Omar Khayyam, born on May eighteenth, one thousand forty-eight, in Nishapur, Iran, was a remarkable Persian poet and polymath whose influence spanned mathematics, astronomy, philosophy, and literature. Living during the Seljuk era, he made significant contributions that would resonate through the ages, particularly during the time of the First Crusade.

As a mathematician, Khayyam was groundbreaking in his approach to third-degree polynomials, providing a general solution through the intersection of conic sections—a method that would later be associated with Descartes. His geometric calculations were notable for their adherence to the rule of homogeneity, and he explored the complexities of cubic equations in his work On the Division of a Quarter of a Circle, utilizing trigonometric tables to derive approximate numerical solutions.

In addition to his mathematical prowess, Khayyam's contributions to astronomy were equally impressive.
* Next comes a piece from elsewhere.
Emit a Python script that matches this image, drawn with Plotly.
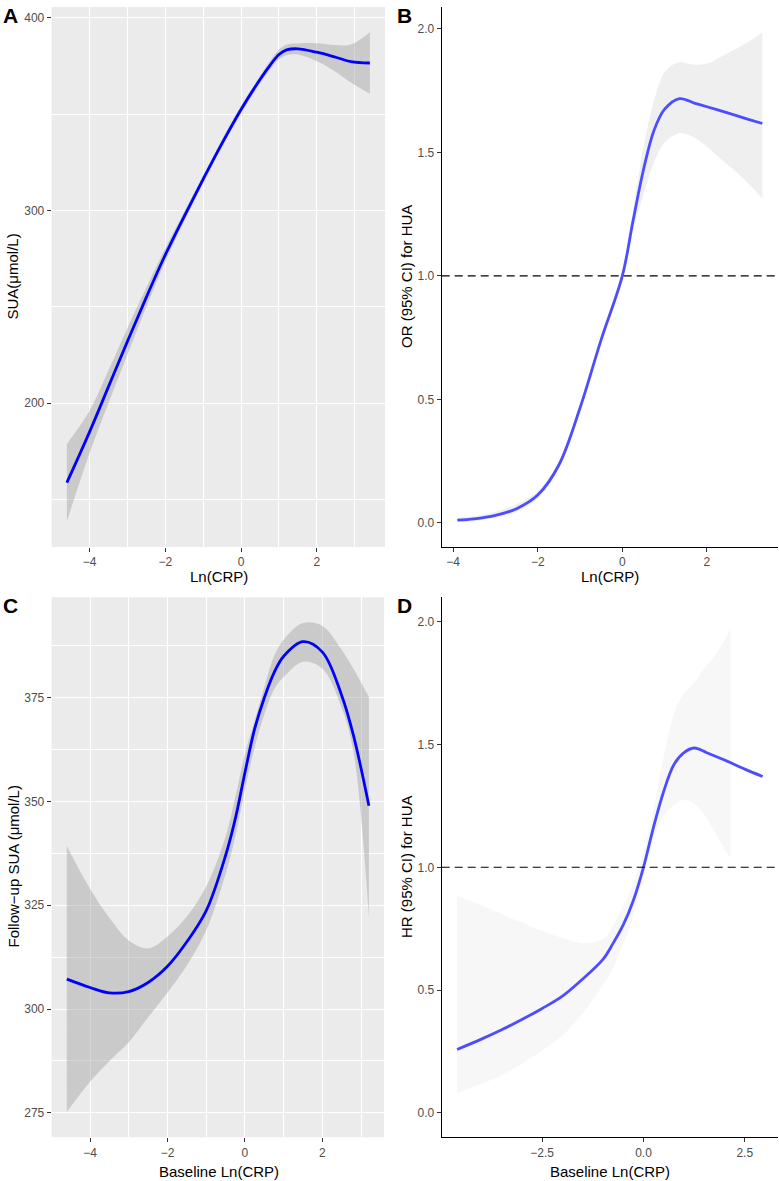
import plotly.graph_objects as go

W, H = 779, 1181

# ---------------- Panel A: SUA vs Ln(CRP) ----------------
a_x = [-4.6, -4.0, -3.5, -3.0, -2.5, -2.0, -1.5, -1.0, -0.5, 0.0, 0.5, 0.75, 1.0, 1.2, 1.5, 2.0, 2.5, 2.9, 3.4]
a_y = [158.6, 185.0, 208.5, 232.0, 255.0, 277.0, 297.0, 316.3, 335.0, 352.5, 368.0, 375.0, 381.0, 383.4, 384.0, 382.2, 379.6, 377.3, 376.6]
a_lo = [138.4, 174.0, 200.0, 225.0, 250.0, 273.5, 294.5, 314.3, 333.0, 350.5, 366.0, 372.8, 378.5, 380.7, 381.0, 377.5, 372.0, 366.5, 360.6]
a_hi = [178.7, 196.0, 217.0, 239.0, 260.0, 280.5, 299.5, 318.3, 337.0, 354.5, 370.0, 377.3, 383.5, 386.2, 386.8, 386.9, 386.0, 386.2, 392.6]

# ---------------- Panel B: OR for HUA ----------------
b_x = [-3.9, -3.5, -3.0, -2.5, -2.0, -1.5, -1.0, -0.5, 0.0, 0.25, 0.5, 0.75, 1.0, 1.35, 1.7, 2.0, 2.35, 2.7, 3.0, 3.31]
b_y = [0.011, 0.016, 0.030, 0.057, 0.112, 0.234, 0.465, 0.742, 1.0, 1.22, 1.43, 1.59, 1.675, 1.718, 1.700, 1.685, 1.667, 1.649, 1.633, 1.617]
b_lo = [0.003, 0.007, 0.020, 0.045, 0.098, 0.222, 0.452, 0.730, 0.985, 1.18, 1.33, 1.46, 1.54, 1.578, 1.56, 1.523, 1.47, 1.42, 1.37, 1.314]
b_hi = [0.020, 0.027, 0.045, 0.075, 0.128, 0.247, 0.478, 0.754, 1.015, 1.26, 1.52, 1.71, 1.825, 1.866, 1.855, 1.86, 1.89, 1.92, 1.95, 1.986]

# ---------------- Panel C: Follow-up SUA ----------------
c_x = [-4.6, -4.0, -3.5, -3.0, -2.5, -2.0, -1.5, -1.0, -0.5, -0.25, 0.0, 0.25, 0.5, 0.75, 1.0, 1.5, 2.0, 2.5, 2.8, 3.2]
c_y = [307.2, 305.2, 303.9, 304.2, 306.4, 310.3, 316.2, 323.7, 337.0, 345.8, 357.0, 367.5, 375.0, 381.0, 385.0, 388.5, 386.0, 375.5, 366.0, 349.0]
c_lo = [275.2, 282.5, 287.5, 292.0, 298.0, 304.0, 310.5, 319.0, 332.5, 341.5, 353.0, 363.0, 371.0, 377.0, 380.0, 383.7, 382.0, 372.5, 362.0, 322.2]
c_hi = [339.3, 329.0, 322.0, 316.5, 314.6, 317.5, 322.3, 329.5, 341.5, 351.0, 361.5, 369.5, 377.5, 385.0, 389.0, 393.0, 392.3, 386.5, 382.0, 375.2]

# ---------------- Panel D: HR for HUA ----------------
d_x = [-4.6, -4.0, -3.5, -3.0, -2.5, -2.0, -1.5, -1.0, -0.75, -0.5, -0.25, 0.0, 0.25, 0.5, 0.75, 1.0, 1.25, 1.55, 2.0, 2.5, 2.94]
d_y = [0.258, 0.300, 0.338, 0.380, 0.425, 0.475, 0.545, 0.625, 0.690, 0.765, 0.865, 1.0, 1.165, 1.31, 1.418, 1.467, 1.486, 1.468, 1.437, 1.40, 1.37]
d_ci_x = [-4.6, -4.0, -3.5, -3.0, -2.5, -2.0, -1.5, -1.0, -0.75, -0.5, -0.25, 0.0, 0.25, 0.5, 0.75, 1.0, 1.25, 1.5, 1.75, 2.0, 2.15]
d_lo = [0.079, 0.118, 0.153, 0.200, 0.254, 0.315, 0.405, 0.520, 0.590, 0.690, 0.800, 0.962, 1.118, 1.21, 1.255, 1.274, 1.26, 1.215, 1.145, 1.075, 1.037]
d_hi = [0.884, 0.845, 0.810, 0.775, 0.742, 0.712, 0.692, 0.708, 0.760, 0.843, 0.935, 1.06, 1.24, 1.45, 1.625, 1.708, 1.75, 1.81, 1.86, 1.925, 1.975]

FONT = "Arial, Liberation Sans, Helvetica, sans-serif"
TICKFONT = dict(family=FONT, size=12, color="#4D4D4D")

def clamp(v):
    return min(1.0, max(0.0, v))

def px_x(x0, x1):
    return [clamp(x0 / W), clamp(x1 / W)]

def px_y(top, bottom):
    return [clamp(1 - bottom / H), clamp(1 - top / H)]

fig = go.Figure()

def ribbon(x, lo, hi, color, xa, ya):
    fig.add_trace(go.Scatter(x=x, y=lo, mode="lines", line=dict(width=0, shape="spline", color=color),
                             xaxis=xa, yaxis=ya, showlegend=False, hoverinfo="skip"))
    fig.add_trace(go.Scatter(x=x, y=hi, mode="lines", line=dict(width=0, shape="spline", color=color),
                             fill="tonexty", fillcolor=color, xaxis=xa, yaxis=ya, showlegend=False, hoverinfo="skip"))

def curve(x, y, color, xa, ya):
    fig.add_trace(go.Scatter(x=x, y=y, mode="lines", line=dict(width=2.8, shape="spline", color=color),
                             xaxis=xa, yaxis=ya, showlegend=False))

ribbon(a_x, a_lo, a_hi, "rgba(153,153,153,0.4)", "x", "y")
curve(a_x, a_y, "#0000FF", "x", "y")
ribbon(b_x, b_lo, b_hi, "#EFEFEF", "x2", "y2")
curve(b_x, b_y, "#4D4DFF", "x2", "y2")
ribbon(c_x, c_lo, c_hi, "rgba(153,153,153,0.4)", "x3", "y3")
curve(c_x, c_y, "#0000FF", "x3", "y3")
ribbon(d_ci_x, d_lo, d_hi, "#F7F7F7", "x4", "y4")
curve(d_x, d_y, "#4D4DFF", "x4", "y4")

def grey_axis(domain, rng, dtick, minor_dtick, anchor, tickformat=None):
    d = dict(domain=domain, range=rng, dtick=dtick, tick0=0, anchor=anchor,
             showgrid=True, gridcolor="white", gridwidth=1.1, zeroline=False,
             showline=False, ticks="outside", ticklen=4, tickwidth=1.1, tickcolor="#333333",
             tickfont=TICKFONT,
             minor=dict(dtick=minor_dtick, tick0=0, showgrid=True, gridcolor="white", gridwidth=0.55, ticks=""))
    if tickformat:
        d["tickformat"] = tickformat
    return d

def classic_axis(domain, rng, dtick, anchor, tickformat=None):
    d = dict(domain=domain, range=rng, dtick=dtick, tick0=0, anchor=anchor,
             showgrid=False, zeroline=False, showline=True, linecolor="black", linewidth=1.1,
             ticks="outside", ticklen=4, tickwidth=1.1, tickcolor="#333333", tickfont=TICKFONT)
    if tickformat:
        d["tickformat"] = tickformat
    return d

dA_x, dA_y = px_x(51.7, 385), px_y(7, 547)
dB_x, dB_y = px_x(441.7, 778), px_y(7, 546.7)
dC_x, dC_y = px_x(51.7, 384), px_y(597.3, 1137.3)
dD_x, dD_y = px_x(441.7, 778), px_y(597.3, 1137.3)

fig.update_layout(
    width=W, height=H, margin=dict(l=0, r=0, t=0, b=0),
    paper_bgcolor="white", plot_bgcolor="white", showlegend=False,
    font=dict(family=FONT),
    xaxis=grey_axis(dA_x, [-5.0, 3.8], 2, 1, "y"),
    yaxis=grey_axis(dA_y, [125.2, 405.7], 100, 50, "x"),
    xaxis2=classic_axis(dB_x, [-4.27, 3.68], 2, "y2"),
    yaxis2=classic_axis(dB_y, [-0.097, 2.089], 0.5, "x2", ".1f"),
    xaxis3=grey_axis(dC_x, [-4.99, 3.59], 2, 1, "y3"),
    yaxis3=grey_axis(dC_y, [269.1, 399.2], 25, 12.5, "x3"),
    xaxis4=classic_axis(dD_x, [-4.98, 3.32], 2.5, "y4", ".1f"),
    yaxis4=classic_axis(dD_y, [-0.1, 2.1], 0.5, "x4", ".1f"),
)

shapes = [
    dict(type="rect", xref="x domain", yref="y domain", x0=0, x1=1, y0=0, y1=1,
         fillcolor="#EBEBEB", line=dict(width=0), layer="below"),
    dict(type="rect", xref="x3 domain", yref="y3 domain", x0=0, x1=1, y0=0, y1=1,
         fillcolor="#EBEBEB", line=dict(width=0), layer="below"),
    dict(type="line", xref="x2 domain", yref="y2", x0=0, x1=1, y0=1, y1=1,
         line=dict(color="black", width=1.1, dash="8px,5px")),
    dict(type="line", xref="x4 domain", yref="y4", x0=0, x1=1, y0=1, y1=1,
         line=dict(color="black", width=1.1, dash="8px,5px")),
]
fig.update_layout(shapes=shapes)

def ann(text, xpx, ypx, size=15, bold=False, angle=0, color="black"):
    t = f"<b>{text}</b>" if bold else text
    return dict(text=t, x=xpx / W, y=1 - ypx / H, xref="paper", yref="paper",
                showarrow=False, textangle=angle, xanchor="center", yanchor="middle",
                font=dict(family=FONT, size=size, color=color))

annotations = [
    ann("A", 10, 15, size=21, bold=True),
    ann("B", 404.5, 15, size=21, bold=True),
    ann("C", 10, 605, size=21, bold=True),
    ann("D", 404.5, 605, size=21, bold=True),
    ann("Ln(CRP)", 218.5, 576),
    ann("Ln(CRP)", 610, 576),
    ann("Baseline Ln(CRP)", 218.5, 1171.5),
    ann("Baseline Ln(CRP)", 610, 1171.5),
    ann("SUA(μmol/L)", 11.5, 277, angle=-90),
    ann("OR (95% CI) for HUA", 406, 277, angle=-90),
    ann("Follow−up SUA (μmol/L)", 12.5, 867, angle=-90),
    ann("HR (95% CI) for HUA", 406, 867, angle=-90),
]
fig.update_layout(annotations=annotations)

# remove the browser's default 8px page margin so the figure fills the window exactly
fig.write_html("out.html", config={"displayModeBar": False},
               post_script="document.body.style.margin='0';document.body.style.overflow='hidden';")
He calculated the solar year with remarkable precision and designed the Jalali calendar, a solar calendar that established a thirty-three-year intercalation cycle, forming the basis of the Persian calendar still in use today.

Khayyam's literary legacy is perhaps best encapsulated in his quatrains, or rubāʿiyāt, which gained widespread recognition in the English-speaking world through Edward FitzGerald's translation in eighteen fifty-nine. This collection of poetry became emblematic of the Orientalist movement at the turn of the century, showcasing Khayyam's profound philosophical insights and lyrical beauty.